Beyond measuring your HRV, it’s also possible to look at your HRV “waveform” – if it’s jagged and uneven, this indicates low coherence. If it’s a smooth and harmonious wave, this indicates high coherence. Your heart’s coherence indicates how well the two branches of your autonomic nervous system are synchronized. The more synchronized, the better your coherence. Now, can you guess what things would increase your heart’s coherence and what might make it take a nosedive?

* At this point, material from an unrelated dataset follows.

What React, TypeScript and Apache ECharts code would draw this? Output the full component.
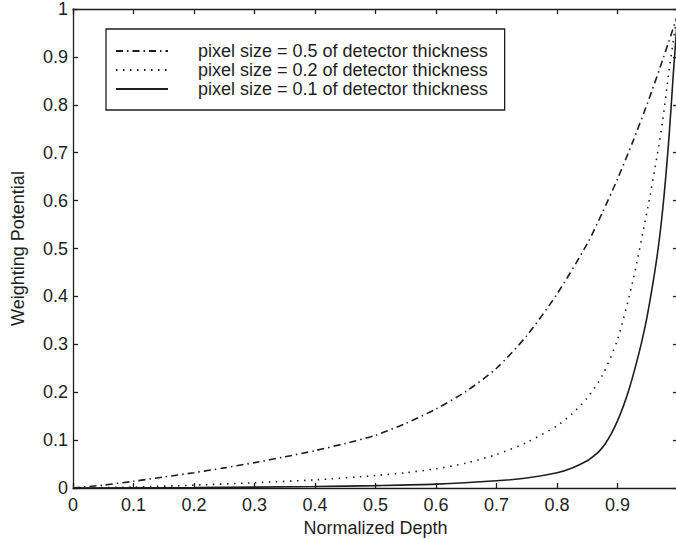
import React, { useEffect, useRef } from "react";
import * as echarts from "echarts";

// Normalized depth vs weighting potential
const seriesNames = [
  "pixel size = 0.5 of detector thickness",
  "pixel size = 0.2 of detector thickness",
  "pixel size = 0.1 of detector thickness",
];

const depth05 = [0, 0.05, 0.1, 0.15, 0.2, 0.25, 0.3, 0.35, 0.4, 0.45, 0.5, 0.55, 0.6, 0.65, 0.7, 0.75, 0.8, 0.85, 0.875, 0.9, 0.925, 0.95, 0.975, 1.0];
const pot05 = [0, 0.006, 0.014, 0.023, 0.032, 0.042, 0.053, 0.065, 0.078, 0.093, 0.11, 0.135, 0.165, 0.202, 0.25, 0.318, 0.405, 0.51, 0.575, 0.645, 0.722, 0.805, 0.895, 0.99];

const depth02 = [0, 0.1, 0.2, 0.3, 0.4, 0.5, 0.55, 0.6, 0.65, 0.7, 0.75, 0.8, 0.825, 0.85, 0.875, 0.9, 0.925, 0.95, 0.965, 0.975, 0.985, 1.0];
const pot02 = [0, 0.002, 0.006, 0.011, 0.017, 0.026, 0.032, 0.04, 0.052, 0.07, 0.095, 0.13, 0.155, 0.188, 0.235, 0.31, 0.43, 0.585, 0.69, 0.77, 0.87, 1.0];

const depth01 = [0, 0.2, 0.4, 0.5, 0.6, 0.7, 0.75, 0.8, 0.825, 0.85, 0.86, 0.87, 0.88, 0.89, 0.9, 0.91, 0.92, 0.93, 0.94, 0.95, 0.965, 0.975, 0.985, 0.992, 1.0];
const pot01 = [0, 0.001, 0.003, 0.005, 0.008, 0.015, 0.021, 0.032, 0.042, 0.057, 0.066, 0.077, 0.093, 0.114, 0.14, 0.172, 0.21, 0.255, 0.305, 0.365, 0.48, 0.585, 0.73, 0.86, 1.0];

const xTicks = { min: 0, max: 1, interval: 0.1 };
const yTicks = { min: 0, max: 1, interval: 0.1 };

const FONT = "'Liberation Sans', Arial, Helvetica, sans-serif";
const INK = "#1e1e1e";

const pairs = (xs: number[], ys: number[]) => xs.map((x, i) => [x, ys[i]]);

export default function App() {
  const ref = useRef<HTMLDivElement>(null);
  useEffect(() => {
    if (!ref.current) return;
    const chart = echarts.init(ref.current, undefined, { renderer: "svg" });
    const axisCommon = {
      type: "value" as const,
      axisLine: { show: true, onZero: false, lineStyle: { color: INK, width: 1.3 } },
      axisTick: { show: true, inside: true, length: 5, lineStyle: { color: INK, width: 1.3 } },
      splitLine: { show: false },
    };
    const labelStyle = { color: INK, fontSize: 18, fontFamily: FONT };
    const lineCommon = (type: any) => ({
      type: "line" as const,
      showSymbol: false,
      symbol: "none",
      smooth: 0.25,
      lineStyle: { color: INK, width: 1.6, type },
      itemStyle: { color: INK },
      clip: true,
    });
    chart.setOption({
      animation: false,
      backgroundColor: "#ffffff",
      grid: { left: 73, right: -2, top: 9, bottom: 51, containLabel: false, outerBoundsMode: "none" },
      legend: {
        orient: "vertical",
        left: 106,
        top: 29,
        padding: [13, 17, 12, 9],
        itemWidth: 52,
        itemHeight: 10,
        itemGap: 1,
        borderColor: INK,
        borderWidth: 1.3,
        backgroundColor: "#ffffff",
        itemStyle: { opacity: 0 },
        textStyle: { color: INK, fontSize: 18, fontFamily: FONT, padding: [0, 0, 0, 25] },
        data: seriesNames,
        selectedMode: false,
      },
      xAxis: [
        {
          ...axisCommon,
          ...xTicks,
          position: "bottom",
          name: "Normalized Depth",
          nameLocation: "middle",
          nameGap: 21,
          nameTextStyle: { ...labelStyle },
          axisLabel: { ...labelStyle, margin: 8, showMaxLabel: false },
        },
        {
          ...axisCommon,
          ...xTicks,
          position: "top",
          axisLabel: { show: false },
        },
      ],
      yAxis: [
        {
          ...axisCommon,
          ...yTicks,
          position: "left",
          name: "Weighting Potential",
          nameLocation: "middle",
          nameGap: 46,
          nameTextStyle: { ...labelStyle },
          axisLabel: { ...labelStyle, margin: 5 },
        },
        {
          ...axisCommon,
          ...yTicks,
          position: "right",
          axisLabel: { show: false },
        },
      ],
      series: [
        { ...lineCommon([7, 4, 1.5, 4]), name: seriesNames[0], data: pairs(depth05, pot05) },
        { ...lineCommon([1.5, 5.5]), name: seriesNames[1], data: pairs(depth02, pot02) },
        { ...lineCommon("solid"), name: seriesNames[2], data: pairs(depth01, pot01) },
      ],
    });
    return () => chart.dispose();
  }, []);
  return <div ref={ref} style={{ width: 676, height: 539, position: "absolute", left: 0, top: 0 }} />;
}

You guessed it! Positive and uplifting emotions such as appreciation, joy, care, compassion and love create beautifully smooth and harmonious heart rhythm patterns (aka coherence). In contrast, emotional stress, including anger, frustration and anxiety cause our heart rhythm patterns to look more irregular and erratic (aka incoherence). And of course there are many health benefits linked with heart coherence, including increased ability to handles stress, more energy, clear thinking, enhanced immune system function and hormonal balance. Basically, if you want to be happy and healthy, heart coherence is important!

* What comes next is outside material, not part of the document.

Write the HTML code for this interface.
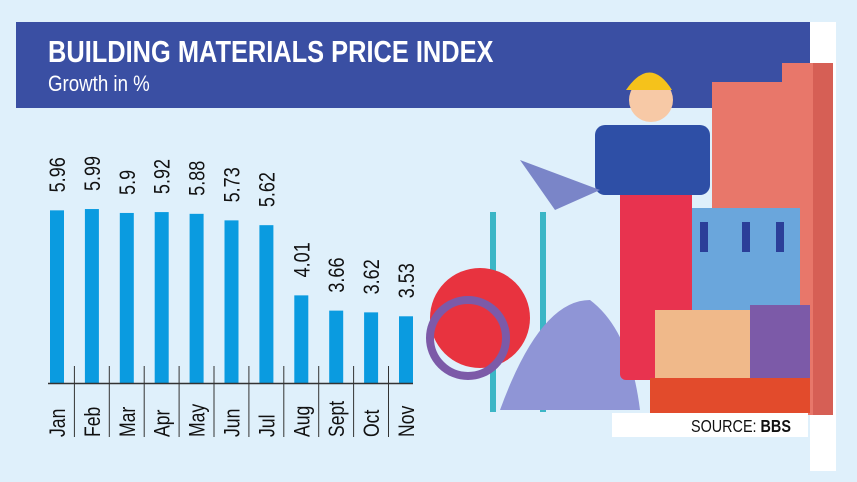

This is all fine and dandy, you might be thinking, but how can I actually use this information? Well, you can start by trying to engage in more of the healthful activities described above. And in addition to that, you can attempt to cultivate compassion, gratitude, and kindness into your life every day. Yes, it’s actually that easy to improve your overall health and well being!

If you are interested in knowing about your HRV and heart coherence, there are tons of nifty gadgets available to use. I have an Oura ring, which keeps track of my HRV and also other information like my sleep and activity. But I also have a Heart Math monitor, which allows me to “train” my “heart brain” live and in color.

Here is a video that I made showing how it works.

So, hopefully you now have a better appreciation of your “heart brain.” Maybe next time you tell someone that you love them with “all of your heart,” you’ll actually know that you mean it! And if you didn’t already have enough reasons to bring more love, compassion and gratitude into your daily life, you can now add mental and physical health to the list!